Soca: secure offloading considering computational acceleration for multi-access edge computing

Abstract

Due to the complexity and security requirements of edge computing environments and the limited resources of terminals, secure offloading in multi-access edge computing (MEC) networks has emerged as a critical and urgent research area. However, many studies on task offloading often ignore the necessary balance between security requirements and efficiency. To address this issue, we propose a Secure Offloading Strategy Considering Computational Acceleration, named SOCA, designed to bolster security while preserving offloading efficiency. Specifically, the secure offloading problem is modeled as a multi-objective optimization problem by achieving a composite function of latency mitigation and security metrics as the optimization objective, which is solved by the ChaCha20-based offloading decision algorithm (ChaCha20-ODA). The algorithm employs the ChaCha20 encryption protocol as its security mechanism. By executing a quarter-round function to generate a keystream, it provides robust protection for data tasks, ensuring that the data remains impervious to malevolent interception by adversaries throughout the transmission process.

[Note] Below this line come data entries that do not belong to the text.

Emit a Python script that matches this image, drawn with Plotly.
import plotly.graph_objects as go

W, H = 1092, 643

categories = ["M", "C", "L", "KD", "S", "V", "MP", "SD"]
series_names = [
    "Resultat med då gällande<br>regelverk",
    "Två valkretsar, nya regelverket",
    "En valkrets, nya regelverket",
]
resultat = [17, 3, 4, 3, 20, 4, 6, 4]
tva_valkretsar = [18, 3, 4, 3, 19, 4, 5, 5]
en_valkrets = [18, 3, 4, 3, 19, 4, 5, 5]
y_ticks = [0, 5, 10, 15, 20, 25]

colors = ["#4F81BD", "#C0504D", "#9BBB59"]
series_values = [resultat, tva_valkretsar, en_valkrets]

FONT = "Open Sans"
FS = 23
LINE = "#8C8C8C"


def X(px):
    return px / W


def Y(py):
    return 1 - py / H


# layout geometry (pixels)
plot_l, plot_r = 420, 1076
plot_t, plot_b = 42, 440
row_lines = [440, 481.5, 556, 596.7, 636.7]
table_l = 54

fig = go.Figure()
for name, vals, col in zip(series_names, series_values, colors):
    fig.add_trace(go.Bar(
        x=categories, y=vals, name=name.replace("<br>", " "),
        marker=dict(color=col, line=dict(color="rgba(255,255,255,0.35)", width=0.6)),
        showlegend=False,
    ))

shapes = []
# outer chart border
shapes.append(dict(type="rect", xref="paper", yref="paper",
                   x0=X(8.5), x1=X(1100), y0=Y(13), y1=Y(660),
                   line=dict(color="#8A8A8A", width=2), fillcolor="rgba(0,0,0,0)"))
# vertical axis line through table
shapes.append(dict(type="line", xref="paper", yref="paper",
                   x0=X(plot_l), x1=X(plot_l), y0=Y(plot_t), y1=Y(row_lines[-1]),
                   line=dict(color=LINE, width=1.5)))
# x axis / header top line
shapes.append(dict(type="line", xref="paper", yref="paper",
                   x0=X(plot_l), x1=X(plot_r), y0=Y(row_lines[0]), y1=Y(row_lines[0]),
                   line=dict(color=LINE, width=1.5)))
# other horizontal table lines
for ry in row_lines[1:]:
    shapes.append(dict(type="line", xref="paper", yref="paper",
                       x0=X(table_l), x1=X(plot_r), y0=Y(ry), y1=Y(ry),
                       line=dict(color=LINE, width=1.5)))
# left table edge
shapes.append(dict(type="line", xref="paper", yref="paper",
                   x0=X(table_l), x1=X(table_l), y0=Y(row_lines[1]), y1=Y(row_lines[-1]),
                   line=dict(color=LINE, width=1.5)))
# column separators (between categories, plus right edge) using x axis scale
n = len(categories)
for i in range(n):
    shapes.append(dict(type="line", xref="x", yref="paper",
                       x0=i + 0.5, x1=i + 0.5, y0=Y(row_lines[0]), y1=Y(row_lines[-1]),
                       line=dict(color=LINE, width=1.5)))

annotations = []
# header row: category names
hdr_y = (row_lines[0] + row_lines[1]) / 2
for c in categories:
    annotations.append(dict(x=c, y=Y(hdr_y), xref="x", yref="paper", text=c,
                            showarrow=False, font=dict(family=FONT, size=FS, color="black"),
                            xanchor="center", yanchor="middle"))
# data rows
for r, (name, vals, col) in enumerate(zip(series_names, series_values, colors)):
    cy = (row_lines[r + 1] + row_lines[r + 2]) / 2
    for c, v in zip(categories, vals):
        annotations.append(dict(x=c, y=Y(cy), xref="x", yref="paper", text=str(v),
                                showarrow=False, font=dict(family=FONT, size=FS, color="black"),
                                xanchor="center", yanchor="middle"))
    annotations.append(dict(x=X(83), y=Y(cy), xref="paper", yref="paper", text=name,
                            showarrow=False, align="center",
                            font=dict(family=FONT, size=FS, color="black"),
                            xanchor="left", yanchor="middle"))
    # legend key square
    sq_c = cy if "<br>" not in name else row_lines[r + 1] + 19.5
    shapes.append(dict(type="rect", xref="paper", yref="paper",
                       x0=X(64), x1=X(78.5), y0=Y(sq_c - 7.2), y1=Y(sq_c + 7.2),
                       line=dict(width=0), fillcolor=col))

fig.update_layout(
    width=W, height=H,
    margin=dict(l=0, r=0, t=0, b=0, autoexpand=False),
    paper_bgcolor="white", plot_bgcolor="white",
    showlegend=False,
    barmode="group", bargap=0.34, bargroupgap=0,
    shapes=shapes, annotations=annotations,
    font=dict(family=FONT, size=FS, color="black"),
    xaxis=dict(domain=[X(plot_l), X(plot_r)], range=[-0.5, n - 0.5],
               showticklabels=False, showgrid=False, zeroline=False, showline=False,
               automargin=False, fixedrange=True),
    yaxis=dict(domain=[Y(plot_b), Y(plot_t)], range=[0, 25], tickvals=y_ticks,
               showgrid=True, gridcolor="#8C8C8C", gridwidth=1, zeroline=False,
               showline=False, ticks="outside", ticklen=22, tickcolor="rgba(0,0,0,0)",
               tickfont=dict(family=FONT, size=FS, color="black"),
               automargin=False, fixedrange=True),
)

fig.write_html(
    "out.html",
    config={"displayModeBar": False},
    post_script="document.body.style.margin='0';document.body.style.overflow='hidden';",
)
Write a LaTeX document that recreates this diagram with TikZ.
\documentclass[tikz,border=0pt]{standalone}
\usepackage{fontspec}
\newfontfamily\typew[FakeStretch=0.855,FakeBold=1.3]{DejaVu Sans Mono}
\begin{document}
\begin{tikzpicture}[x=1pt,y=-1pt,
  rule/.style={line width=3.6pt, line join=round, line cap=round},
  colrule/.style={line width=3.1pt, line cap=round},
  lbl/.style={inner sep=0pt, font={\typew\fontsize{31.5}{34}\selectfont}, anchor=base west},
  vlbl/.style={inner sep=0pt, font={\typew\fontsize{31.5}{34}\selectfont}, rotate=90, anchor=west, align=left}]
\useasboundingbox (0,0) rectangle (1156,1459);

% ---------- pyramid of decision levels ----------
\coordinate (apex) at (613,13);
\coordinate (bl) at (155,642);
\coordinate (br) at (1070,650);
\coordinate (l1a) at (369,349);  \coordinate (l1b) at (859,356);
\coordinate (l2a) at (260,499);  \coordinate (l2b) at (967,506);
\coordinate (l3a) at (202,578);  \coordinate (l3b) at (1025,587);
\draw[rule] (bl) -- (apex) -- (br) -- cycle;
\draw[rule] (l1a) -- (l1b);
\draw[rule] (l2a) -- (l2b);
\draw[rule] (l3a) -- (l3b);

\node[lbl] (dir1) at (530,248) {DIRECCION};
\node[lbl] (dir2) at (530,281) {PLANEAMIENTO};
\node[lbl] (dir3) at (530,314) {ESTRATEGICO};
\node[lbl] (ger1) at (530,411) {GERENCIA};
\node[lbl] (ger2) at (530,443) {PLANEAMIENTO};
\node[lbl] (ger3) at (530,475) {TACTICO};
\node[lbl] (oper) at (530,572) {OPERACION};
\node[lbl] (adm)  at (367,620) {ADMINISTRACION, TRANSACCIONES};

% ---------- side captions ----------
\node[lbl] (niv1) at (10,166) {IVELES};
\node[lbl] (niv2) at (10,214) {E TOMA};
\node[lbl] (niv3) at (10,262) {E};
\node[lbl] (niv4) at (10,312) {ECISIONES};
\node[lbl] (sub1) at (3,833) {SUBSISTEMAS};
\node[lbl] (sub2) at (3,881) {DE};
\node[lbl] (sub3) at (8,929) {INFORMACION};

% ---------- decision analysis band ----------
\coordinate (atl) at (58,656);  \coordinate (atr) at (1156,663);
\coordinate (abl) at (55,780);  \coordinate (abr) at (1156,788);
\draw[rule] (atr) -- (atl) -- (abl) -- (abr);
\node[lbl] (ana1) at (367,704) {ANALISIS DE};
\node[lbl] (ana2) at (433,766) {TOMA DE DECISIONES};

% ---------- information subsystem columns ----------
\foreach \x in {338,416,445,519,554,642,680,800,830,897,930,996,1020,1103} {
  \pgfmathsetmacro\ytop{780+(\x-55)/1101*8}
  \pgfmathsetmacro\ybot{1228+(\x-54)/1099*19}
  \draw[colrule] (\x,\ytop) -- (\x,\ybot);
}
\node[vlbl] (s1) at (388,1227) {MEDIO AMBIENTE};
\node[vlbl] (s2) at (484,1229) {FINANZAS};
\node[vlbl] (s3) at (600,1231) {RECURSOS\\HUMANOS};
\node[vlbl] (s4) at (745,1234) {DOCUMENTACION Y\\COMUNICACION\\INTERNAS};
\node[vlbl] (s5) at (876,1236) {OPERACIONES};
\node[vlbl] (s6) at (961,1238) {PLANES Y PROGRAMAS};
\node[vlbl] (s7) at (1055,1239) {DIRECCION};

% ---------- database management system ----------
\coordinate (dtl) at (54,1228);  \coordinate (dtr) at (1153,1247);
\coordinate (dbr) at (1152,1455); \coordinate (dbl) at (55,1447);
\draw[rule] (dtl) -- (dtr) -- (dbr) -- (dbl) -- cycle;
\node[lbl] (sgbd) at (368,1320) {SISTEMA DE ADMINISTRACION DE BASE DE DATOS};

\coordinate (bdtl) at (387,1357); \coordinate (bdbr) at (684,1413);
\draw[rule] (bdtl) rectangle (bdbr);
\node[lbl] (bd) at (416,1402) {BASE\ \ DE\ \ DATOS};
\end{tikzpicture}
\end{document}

Furthermore, to improve the computational efficiency of task offloading, the algorithm simultaneously leverages both edge and local computing resources, achieving computational acceleration by optimizing the appropriate offload ratio. The experimental results illustrate that as compared with baselines, our approach achieves remarkable improvement in the balance between latency and safety benchmarks, which demonstrates the superiority of our method.